Billa was an omnivorous and wide-ranging reader, though neither academic, nor intellectual. She had a razor-sharp mind, a warm heart, a great sense of fun, enormous energy, and an exceedingly strong character. Economics meant nothing to her at Oxford, nor did hunting, shooting and fishing in Norfolk: her loves were for buildings, especially churches; gardens, including her own; food, cooked by her out of her large kitchen garden (looked after in her last years by her much-loved grandson); anything to do with Norfolk; and, above all, people of all kinds and ages. She loved filling the house with family and friends, or the friends of her two sons, or the children or grandchildren of her friends, especially for memorable long weekends or more of croquet, picnics, sight-seeing, walks and talk in the hot Norfolk summers.

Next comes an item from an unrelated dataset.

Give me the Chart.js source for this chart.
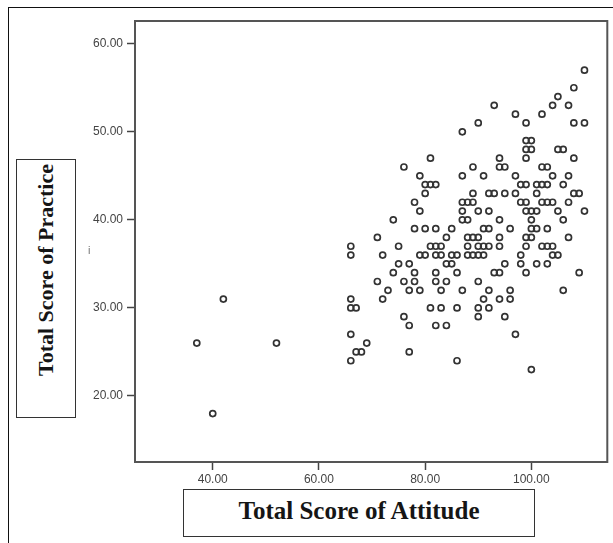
<!DOCTYPE html>
<html lang="en">
<head>
    <meta charset="UTF-8">
    <title>Total Score of Attitude vs Practice</title>
    <script src="https://cdn.jsdelivr.net/npm/chart.js"></script>
    <style>
        body {
            margin: 0;
            padding: 0;
            background-color: #fff;
        }

        .wrap {
            position: relative;
            width: 613px;
            height: 543px;
            overflow: hidden;
        }

        .outer {
            position: absolute;
            left: 8px;
            top: 7px;
            width: 700px;
            height: 700px;
            border-left: 1px solid #111;
            border-top: 1px solid #111;
        }

        #myChart {
            position: absolute;
            left: 0;
            top: 0;
        }

        .titleBox {
            position: absolute;
            box-sizing: border-box;
            border: 1.5px solid #333;
            background-color: #fff;
            font-family: "Liberation Serif", "Times New Roman", serif;
            font-weight: bold;
            color: #151515;
        }

        #xTitle {
            left: 183px;
            top: 489px;
            width: 352px;
            height: 48px;
            font-size: 25px;
            text-align: center;
            line-height: 42px;
        }

        #yTitle {
            left: 16px;
            top: 159px;
            width: 60px;
            height: 259px;
        }

        #yTitle span {
            position: absolute;
            left: 29px;
            top: 110px;
            font-size: 22px;
            white-space: nowrap;
            transform: translate(-50%, -50%) rotate(-90deg);
        }

        .stray {
            position: absolute;
            left: 88px;
            top: 244px;
            font-family: "Liberation Sans", Arial, sans-serif;
            font-size: 11px;
            color: #777;
        }
    </style>
</head>
<body>
    <div class="wrap">
        <div class="outer"></div>
        <canvas id="myChart" width="613" height="543"></canvas>
        <div class="titleBox" id="yTitle"><span>Total Score of Practice</span></div>
        <div class="titleBox" id="xTitle">Total Score of Attitude</div>
        <div class="stray">i</div>
    </div>

    <script>
        // attitude score (x) and practice score (y), one entry per respondent
        const attitude = [
            37, 40, 42, 52,
            66, 72, 79, 80, 82, 83,
            84, 75, 77,
            74, 78, 82,
            71, 76, 78, 82, 84,
            73, 77, 79, 83,
            66, 72,
            66, 67, 81, 83,
            76,
            77, 82, 84,
            66,
            69,
            67, 68, 77,
            66,
            81, 76, 79, 80, 81, 82, 80, 78, 79, 74, 78, 80, 82, 85, 84, 71, 66, 75, 81, 82, 83,
            110, 108, 105, 104, 107, 93, 97, 102, 90, 99, 108, 110, 87, 99, 100, 99, 100, 105, 106,
            99, 94, 108, 89, 94, 95, 102, 103, 87, 91, 97, 104, 107,
            98, 99, 101, 102, 103, 106, 89, 92, 93, 95, 97, 101, 108, 109,
            87, 88, 89, 98, 99, 102, 103, 104, 107,
            87, 90, 92, 99, 100, 101, 105, 110,
            87, 88, 94, 100, 106,
            91, 92, 96, 100, 101, 103,
            88, 89, 90, 94, 99, 100, 107,
            88, 90, 91, 92, 94, 99, 102, 103, 104,
            85, 86, 88, 89, 90, 91, 98, 104, 105,
            85, 95, 98, 101, 103,
            86, 93, 94, 99, 109,
            90,
            87, 92, 96, 106,
            91, 94, 96,
            86, 90, 92,
            90, 95,
            97,
            86,
            100
        ];
        const practice = [
            26, 18, 31, 26,
            36, 36, 36, 36, 36, 36,
            35, 35, 35,
            34, 34, 34,
            33, 33, 33, 33, 33,
            32, 32, 32, 32,
            31, 31,
            30, 30, 30, 30,
            29,
            28, 28, 28,
            27,
            26,
            25, 25, 25,
            24,
            47, 46, 45, 44, 44, 44, 43, 42, 41, 40, 39, 39, 39, 39, 38, 38, 37, 37, 37, 37, 37,
            57, 55, 54, 53, 53, 53, 52, 52, 51, 51, 51, 51, 50, 49, 49, 48, 48, 48, 48,
            47, 47, 47, 46, 46, 46, 46, 46, 45, 45, 45, 45, 45,
            44, 44, 44, 44, 44, 44, 43, 43, 43, 43, 43, 43, 43, 43,
            42, 42, 42, 42, 42, 42, 42, 42, 42,
            41, 41, 41, 41, 41, 41, 41, 41,
            40, 40, 40, 40, 40,
            39, 39, 39, 39, 39, 39,
            38, 38, 38, 38, 38, 38, 38,
            37, 37, 37, 37, 37, 37, 37, 37, 37,
            36, 36, 36, 36, 36, 36, 36, 36, 36,
            35, 35, 35, 35, 35,
            34, 34, 34, 34, 34,
            33,
            32, 32, 32, 32,
            31, 31, 31,
            30, 30, 30,
            29, 29,
            27,
            24,
            23
        ];
        const xTicks = [40, 60, 80, 100];
        const yTicks = [20, 30, 40, 50, 60];

        const points = attitude.map((a, i) => ({ x: a, y: practice[i] }));

        // plot frame drawn round the whole chart area
        const framePlugin = {
            id: 'frame',
            afterDraw(chart) {
                const a = chart.chartArea;
                const c = chart.ctx;
                c.save();
                c.strokeStyle = '#555';
                c.lineWidth = 2;
                c.strokeRect(a.left, a.top, a.right - a.left, a.bottom - a.top);
                c.restore();
            }
        };

        const tickFont = { family: '"Liberation Sans", Arial, sans-serif', size: 12 };

        var ctx = document.getElementById('myChart').getContext('2d');
        var myChart = new Chart(ctx, {
            type: 'scatter',
            data: {
                datasets: [{
                    data: points,
                    pointStyle: 'circle',
                    pointRadius: 3,
                    borderWidth: 1.7,
                    borderColor: '#333',
                    backgroundColor: 'rgba(0,0,0,0)'
                }]
            },
            options: {
                responsive: false,
                animation: false,
                layout: {
                    padding: { top: 21, right: 2, left: 0, bottom: 0 }
                },
                plugins: {
                    legend: { display: false },
                    tooltip: { enabled: false }
                },
                scales: {
                    x: {
                        type: 'linear',
                        min: 25.36,
                        max: 114.3,
                        afterBuildTicks: s => { s.ticks = xTicks.map(v => ({ value: v })); },
                        afterFit: s => { s.height = 81; },
                        border: { display: false },
                        grid: {
                            drawOnChartArea: false,
                            tickLength: 8,
                            tickColor: '#444',
                            tickWidth: 1.5
                        },
                        ticks: {
                            color: '#444',
                            font: tickFont,
                            padding: 2,
                            maxRotation: 0,
                            callback: v => v.toFixed(2)
                        }
                    },
                    y: {
                        type: 'linear',
                        min: 12.5,
                        max: 62.58,
                        afterBuildTicks: s => { s.ticks = yTicks.map(v => ({ value: v })); },
                        afterFit: s => { s.width = 135; },
                        border: { display: false },
                        grid: {
                            drawOnChartArea: false,
                            tickLength: 8,
                            tickColor: '#444',
                            tickWidth: 1.5
                        },
                        ticks: {
                            color: '#444',
                            font: tickFont,
                            padding: 4,
                            callback: v => v.toFixed(2)
                        }
                    }
                }
            },
            plugins: [framePlugin]
        });
    </script>
</body>
</html>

With Wyndham Ketton-Cremer of Felbrigg as her mentor she was for many years a member of the Regional Committee of the National Trust and with her friend Charles Linnell she wrote the Shell Guide to Norfolk (first published in 1957, reaching a fifth edition, as The Norfolk Guide, in 1988).
She was a devout, old-fashioned Anglican, with a lively sympathy for other religions, loved clergymen, if they loved their churches, but did battle with them if they did not. Norfolk contains some 650 churches outside Norwich, many unforgettable for their architecture and fittings, and often out in the fields on the site of vanished villages. In 1972 she was the author of Norfolk Country Churches and the Future, a pamphlet published under the auspices of the Norfolk Society Committee for Country Churches, out of which emerged, at her instigation, the Norfolk Churches Trust. As founding Chairman and later President, she built it up into an organisation with an income in six figures, owning a dozen or more churches and giving grants to many hundreds more; it became a model for similar trusts all over the country. The work brought her the friendship of the Prince of Wales, which meant a great deal to her in the last 15 years or so of her life.
Billa Harrod was not sweet. Her temper was unpredictable; a storm could blow up (and die down) very quickly, and she would lash out at whoever had the misfortune to annoy her. On occasions she could, and did, reduce her daughters-in-law to tears. Her friendship was more than worth the occasional risks. Perhaps her most attractive feature was her enthusiasm, which remained undimmed until the end of her life. Meeting new people, going to new places, discovering new books, never ceased to fill her with interest and excitement.
She had never spent a day in hospital, complained bitterly of the unpleasantness of being in her nineties, but remained alert and vital until she went up to bed last Sunday night, and died in her sleep.